The same belief must be entertained by the rest of the clan, as I seldom see a foreign pistol or revolver in competition. It is true that matches are won with the Tell and other pistols of foreign make, but it is usually in matches where one or two days are consumed to fire fifty shots. American shooters are keyed up to the fifty shots in one hour at fifty yards and it is torture to them to enter a match allowing twenty-four to forty-eight hours for fifty shots.
If any addition or subtraction from the present American revolver grips will help the individual shooter with a hand above or below normal size, I do not blame him for using it. The object in target shooting is to finish with the best possible score. Revolver grips, as furnished, may seem strange to the beginner, but constant practice will accustom the hand to the grip and a comfortable grip or hold will be the result.
Before leaving this subject of the revolver grip, let us go more thoroughly into the matter. Many times I have been told that placing the little finger under the grip will change the position of the group on the target. It will if the shooter has a small hand, for crossing the little finger will tend to change the position of entire hand to a point lower down on the grip away from the center of bore.
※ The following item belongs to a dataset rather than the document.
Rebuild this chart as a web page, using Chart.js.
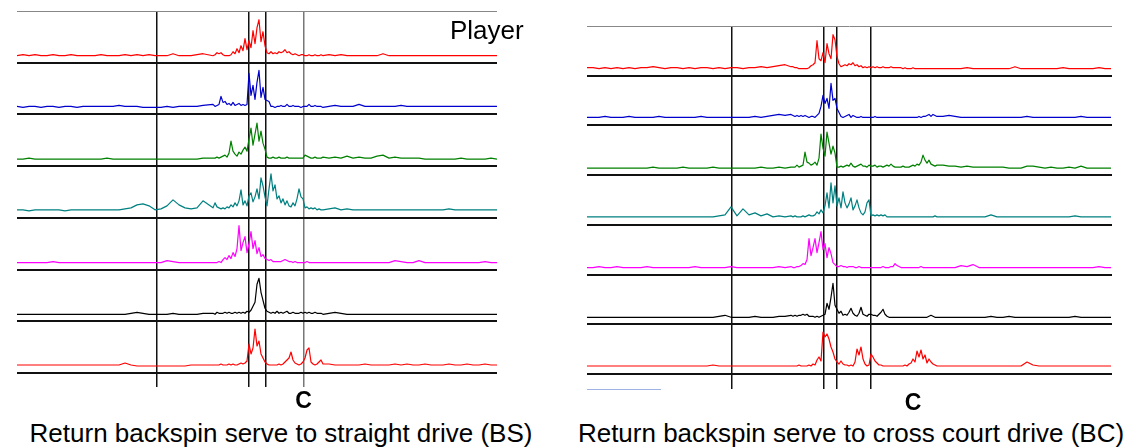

If the shooter possesses a large hand, one that fills the grip to the extent that the little finger is taking up space to bottom of the grip, then that man could easily cross the little finger on bottom of grip without changing sights for correction of group unless he exerted undue pressure with the little finger.
The little finger across the butt is of great assistance in rapid-fire shooting if the size of the hand permits such a hold. It assists in checking the upward motion of the revolver and prevents it from slipping downward through the hand due to recoil. It assists through leverage in cocking the arm.
A revolver may be fired with the little finger under the grip or with the little finger on front strap, with thumb above latch or with thumb below latch, without changing sights or position of group if care is taken to distribute hand pressure evenly at all points.